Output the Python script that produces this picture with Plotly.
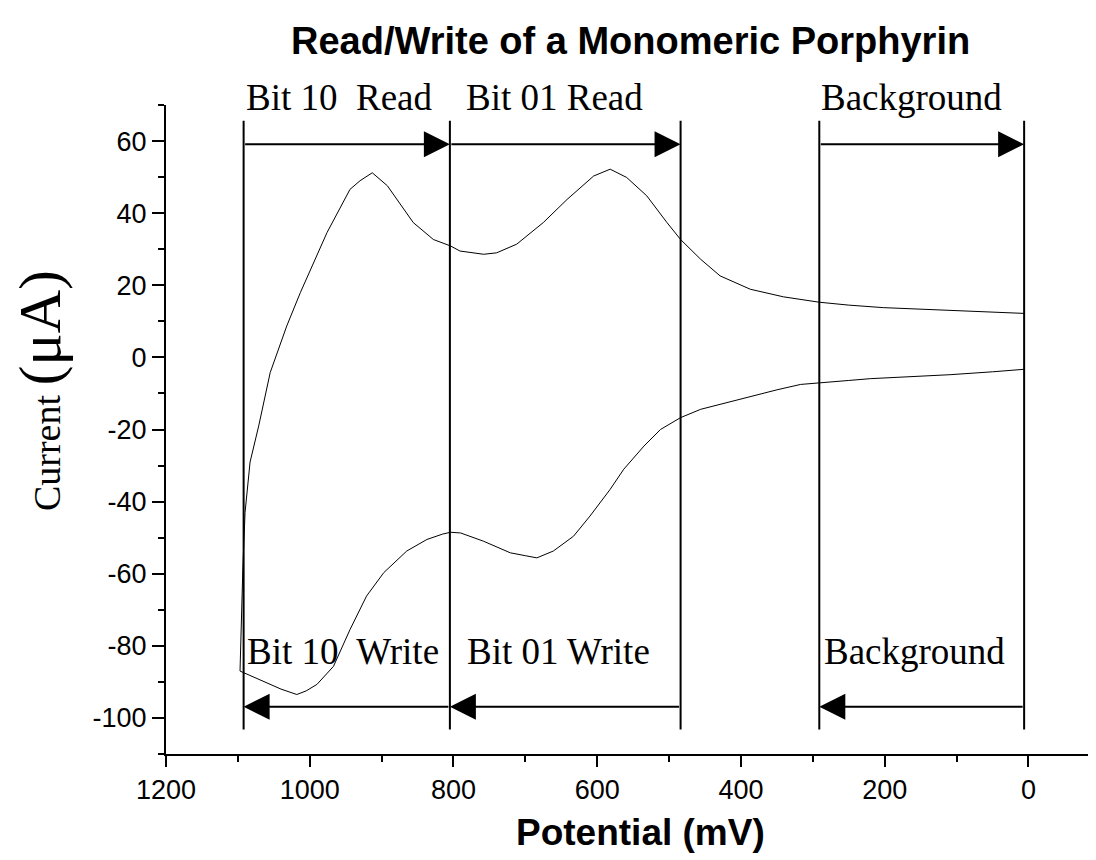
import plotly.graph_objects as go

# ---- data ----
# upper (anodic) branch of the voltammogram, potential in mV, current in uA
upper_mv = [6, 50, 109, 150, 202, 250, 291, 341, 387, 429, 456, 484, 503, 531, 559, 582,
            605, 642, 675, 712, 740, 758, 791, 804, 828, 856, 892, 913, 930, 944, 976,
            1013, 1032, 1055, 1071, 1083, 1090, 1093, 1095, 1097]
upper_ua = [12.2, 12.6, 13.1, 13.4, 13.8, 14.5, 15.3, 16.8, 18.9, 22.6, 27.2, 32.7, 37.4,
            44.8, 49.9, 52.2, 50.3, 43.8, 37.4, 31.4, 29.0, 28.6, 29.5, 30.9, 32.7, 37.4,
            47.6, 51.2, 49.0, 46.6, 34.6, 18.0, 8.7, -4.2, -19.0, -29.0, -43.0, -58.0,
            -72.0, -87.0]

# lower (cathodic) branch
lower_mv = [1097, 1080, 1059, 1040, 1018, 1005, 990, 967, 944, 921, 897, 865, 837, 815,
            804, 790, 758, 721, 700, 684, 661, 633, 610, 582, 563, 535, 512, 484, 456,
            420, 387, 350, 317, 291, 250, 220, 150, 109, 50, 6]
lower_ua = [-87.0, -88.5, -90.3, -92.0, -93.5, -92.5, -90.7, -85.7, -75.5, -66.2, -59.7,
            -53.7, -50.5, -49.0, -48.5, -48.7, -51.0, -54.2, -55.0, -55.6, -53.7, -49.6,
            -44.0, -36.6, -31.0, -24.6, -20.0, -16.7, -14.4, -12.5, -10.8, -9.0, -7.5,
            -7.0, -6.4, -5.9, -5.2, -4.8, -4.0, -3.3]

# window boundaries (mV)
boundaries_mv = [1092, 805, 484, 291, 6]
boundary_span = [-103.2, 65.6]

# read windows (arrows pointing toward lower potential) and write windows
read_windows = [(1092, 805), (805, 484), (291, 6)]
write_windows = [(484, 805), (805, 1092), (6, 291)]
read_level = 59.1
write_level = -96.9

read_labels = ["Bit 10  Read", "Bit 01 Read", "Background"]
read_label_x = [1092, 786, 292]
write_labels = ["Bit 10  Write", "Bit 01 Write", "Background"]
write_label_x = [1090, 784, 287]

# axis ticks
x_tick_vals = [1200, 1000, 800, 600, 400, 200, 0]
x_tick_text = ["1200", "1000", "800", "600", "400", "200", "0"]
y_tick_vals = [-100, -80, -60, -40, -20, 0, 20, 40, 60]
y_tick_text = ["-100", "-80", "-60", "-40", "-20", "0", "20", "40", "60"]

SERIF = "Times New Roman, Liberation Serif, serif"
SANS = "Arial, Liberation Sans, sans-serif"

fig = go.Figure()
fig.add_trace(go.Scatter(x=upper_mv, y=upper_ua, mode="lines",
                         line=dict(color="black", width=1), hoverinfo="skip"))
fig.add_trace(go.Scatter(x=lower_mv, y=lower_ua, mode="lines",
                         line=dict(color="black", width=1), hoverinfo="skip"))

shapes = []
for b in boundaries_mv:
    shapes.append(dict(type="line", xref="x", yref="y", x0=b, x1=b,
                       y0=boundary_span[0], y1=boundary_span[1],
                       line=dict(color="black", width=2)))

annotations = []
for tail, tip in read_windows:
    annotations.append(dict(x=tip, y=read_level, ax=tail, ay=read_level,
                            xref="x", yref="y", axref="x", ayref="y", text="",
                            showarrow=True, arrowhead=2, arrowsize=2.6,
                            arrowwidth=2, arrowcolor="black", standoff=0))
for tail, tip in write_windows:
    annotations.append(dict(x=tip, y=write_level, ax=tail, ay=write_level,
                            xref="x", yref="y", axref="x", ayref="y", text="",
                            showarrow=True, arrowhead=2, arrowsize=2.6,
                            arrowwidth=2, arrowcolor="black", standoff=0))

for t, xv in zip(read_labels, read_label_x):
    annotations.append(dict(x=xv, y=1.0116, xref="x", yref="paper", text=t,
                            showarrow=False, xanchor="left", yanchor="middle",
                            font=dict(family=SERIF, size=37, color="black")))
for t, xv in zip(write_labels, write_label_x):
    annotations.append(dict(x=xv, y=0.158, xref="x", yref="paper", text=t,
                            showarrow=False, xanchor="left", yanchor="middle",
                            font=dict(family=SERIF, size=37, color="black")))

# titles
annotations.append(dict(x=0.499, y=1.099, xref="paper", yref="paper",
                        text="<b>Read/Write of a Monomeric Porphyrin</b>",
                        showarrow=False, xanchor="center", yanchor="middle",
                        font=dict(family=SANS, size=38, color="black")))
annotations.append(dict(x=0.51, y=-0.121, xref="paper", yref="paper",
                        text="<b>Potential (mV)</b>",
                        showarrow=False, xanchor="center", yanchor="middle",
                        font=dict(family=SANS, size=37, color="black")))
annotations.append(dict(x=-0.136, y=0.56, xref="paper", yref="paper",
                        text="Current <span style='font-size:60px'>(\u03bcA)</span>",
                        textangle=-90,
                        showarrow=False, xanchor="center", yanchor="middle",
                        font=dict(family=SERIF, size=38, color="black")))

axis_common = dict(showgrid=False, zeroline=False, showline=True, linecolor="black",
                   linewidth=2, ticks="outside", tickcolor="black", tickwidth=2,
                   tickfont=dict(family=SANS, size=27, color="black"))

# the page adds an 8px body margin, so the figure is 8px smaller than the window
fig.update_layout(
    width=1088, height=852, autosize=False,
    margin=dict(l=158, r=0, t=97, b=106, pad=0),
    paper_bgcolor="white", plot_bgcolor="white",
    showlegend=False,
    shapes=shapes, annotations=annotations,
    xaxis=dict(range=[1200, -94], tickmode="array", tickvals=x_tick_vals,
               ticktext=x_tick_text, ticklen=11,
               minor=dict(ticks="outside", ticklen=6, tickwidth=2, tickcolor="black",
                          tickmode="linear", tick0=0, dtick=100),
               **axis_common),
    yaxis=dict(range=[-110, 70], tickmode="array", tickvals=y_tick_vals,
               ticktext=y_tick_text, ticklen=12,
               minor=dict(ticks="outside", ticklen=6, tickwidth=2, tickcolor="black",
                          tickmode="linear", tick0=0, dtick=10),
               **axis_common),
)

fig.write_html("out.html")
══════════
== Brief ==
Copy every line of the data exactly as written, excluding the pictures.

== Exercise output ==
Output the Python script that produces this picture with Plotly.
import plotly.graph_objects as go

# ---- data ----
# upper (anodic) branch of the voltammogram, potential in mV, current in uA
upper_mv = [6, 50, 109, 150, 202, 250, 291, 341, 387, 429, 456, 484, 503, 531, 559, 582,
            605, 642, 675, 712, 740, 758, 791, 804, 828, 856, 892, 913, 930, 944, 976,
            1013, 1032, 1055, 1071, 1083, 1090, 1093, 1095, 1097]
upper_ua = [12.2, 12.6, 13.1, 13.4, 13.8, 14.5, 15.3, 16.8, 18.9, 22.6, 27.2, 32.7, 37.4,
            44.8, 49.9, 52.2, 50.3, 43.8, 37.4, 31.4, 29.0, 28.6, 29.5, 30.9, 32.7, 37.4,
            47.6, 51.2, 49.0, 46.6, 34.6, 18.0, 8.7, -4.2, -19.0, -29.0, -43.0, -58.0,
            -72.0, -87.0]

# lower (cathodic) branch
lower_mv = [1097, 1080, 1059, 1040, 1018, 1005, 990, 967, 944, 921, 897, 865, 837, 815,
            804, 790, 758, 721, 700, 684, 661, 633, 610, 582, 563, 535, 512, 484, 456,
            420, 387, 350, 317, 291, 250, 220, 150, 109, 50, 6]
lower_ua = [-87.0, -88.5, -90.3, -92.0, -93.5, -92.5, -90.7, -85.7, -75.5, -66.2, -59.7,
            -53.7, -50.5, -49.0, -48.5, -48.7, -51.0, -54.2, -55.0, -55.6, -53.7, -49.6,
            -44.0, -36.6, -31.0, -24.6, -20.0, -16.7, -14.4, -12.5, -10.8, -9.0, -7.5,
            -7.0, -6.4, -5.9, -5.2, -4.8, -4.0, -3.3]

# window boundaries (mV)
boundaries_mv = [1092, 805, 484, 291, 6]
boundary_span = [-103.2, 65.6]

# read windows (arrows pointing toward lower potential) and write windows
read_windows = [(1092, 805), (805, 484), (291, 6)]
write_windows = [(484, 805), (805, 1092), (6, 291)]
read_level = 59.1
write_level = -96.9

read_labels = ["Bit 10  Read", "Bit 01 Read", "Background"]
read_label_x = [1092, 786, 292]
write_labels = ["Bit 10  Write", "Bit 01 Write", "Background"]
write_label_x = [1090, 784, 287]

# axis ticks
x_tick_vals = [1200, 1000, 800, 600, 400, 200, 0]
x_tick_text = ["1200", "1000", "800", "600", "400", "200", "0"]
y_tick_vals = [-100, -80, -60, -40, -20, 0, 20, 40, 60]
y_tick_text = ["-100", "-80", "-60", "-40", "-20", "0", "20", "40", "60"]

SERIF = "Times New Roman, Liberation Serif, serif"
SANS = "Arial, Liberation Sans, sans-serif"

fig = go.Figure()
fig.add_trace(go.Scatter(x=upper_mv, y=upper_ua, mode="lines",
                         line=dict(color="black", width=1), hoverinfo="skip"))
fig.add_trace(go.Scatter(x=lower_mv, y=lower_ua, mode="lines",
                         line=dict(color="black", width=1), hoverinfo="skip"))

shapes = []
for b in boundaries_mv:
    shapes.append(dict(type="line", xref="x", yref="y", x0=b, x1=b,
                       y0=boundary_span[0], y1=boundary_span[1],
                       line=dict(color="black", width=2)))

annotations = []
for tail, tip in read_windows:
    annotations.append(dict(x=tip, y=read_level, ax=tail, ay=read_level,
                            xref="x", yref="y", axref="x", ayref="y", text="",
                            showarrow=True, arrowhead=2, arrowsize=2.6,
                            arrowwidth=2, arrowcolor="black", standoff=0))
for tail, tip in write_windows:
    annotations.append(dict(x=tip, y=write_level, ax=tail, ay=write_level,
                            xref="x", yref="y", axref="x", ayref="y", text="",
                            showarrow=True, arrowhead=2, arrowsize=2.6,
                            arrowwidth=2, arrowcolor="black", standoff=0))

for t, xv in zip(read_labels, read_label_x):
    annotations.append(dict(x=xv, y=1.0116, xref="x", yref="paper", text=t,
                            showarrow=False, xanchor="left", yanchor="middle",
                            font=dict(family=SERIF, size=37, color="black")))
for t, xv in zip(write_labels, write_label_x):
    annotations.append(dict(x=xv, y=0.158, xref="x", yref="paper", text=t,
                            showarrow=False, xanchor="left", yanchor="middle",
                            font=dict(family=SERIF, size=37, color="black")))

# titles
annotations.append(dict(x=0.499, y=1.099, xref="paper", yref="paper",
                        text="<b>Read/Write of a Monomeric Porphyrin</b>",
                        showarrow=False, xanchor="center", yanchor="middle",
                        font=dict(family=SANS, size=38, color="black")))
annotations.append(dict(x=0.51, y=-0.121, xref="paper", yref="paper",
                        text="<b>Potential (mV)</b>",
                        showarrow=False, xanchor="center", yanchor="middle",
                        font=dict(family=SANS, size=37, color="black")))
annotations.append(dict(x=-0.136, y=0.56, xref="paper", yref="paper",
                        text="Current <span style='font-size:60px'>(\u03bcA)</span>",
                        textangle=-90,
                        showarrow=False, xanchor="center", yanchor="middle",
                        font=dict(family=SERIF, size=38, color="black")))

axis_common = dict(showgrid=False, zeroline=False, showline=True, linecolor="black",
                   linewidth=2, ticks="outside", tickcolor="black", tickwidth=2,
                   tickfont=dict(family=SANS, size=27, color="black"))

# the page adds an 8px body margin, so the figure is 8px smaller than the window
fig.update_layout(
    width=1088, height=852, autosize=False,
    margin=dict(l=158, r=0, t=97, b=106, pad=0),
    paper_bgcolor="white", plot_bgcolor="white",
    showlegend=False,
    shapes=shapes, annotations=annotations,
    xaxis=dict(range=[1200, -94], tickmode="array", tickvals=x_tick_vals,
               ticktext=x_tick_text, ticklen=11,
               minor=dict(ticks="outside", ticklen=6, tickwidth=2, tickcolor="black",
                          tickmode="linear", tick0=0, dtick=100),
               **axis_common),
    yaxis=dict(range=[-110, 70], tickmode="array", tickvals=y_tick_vals,
               ticktext=y_tick_text, ticklen=12,
               minor=dict(ticks="outside", ticklen=6, tickwidth=2, tickcolor="black",
                          tickmode="linear", tick0=0, dtick=10),
               **axis_common),
)

fig.write_html("out.html")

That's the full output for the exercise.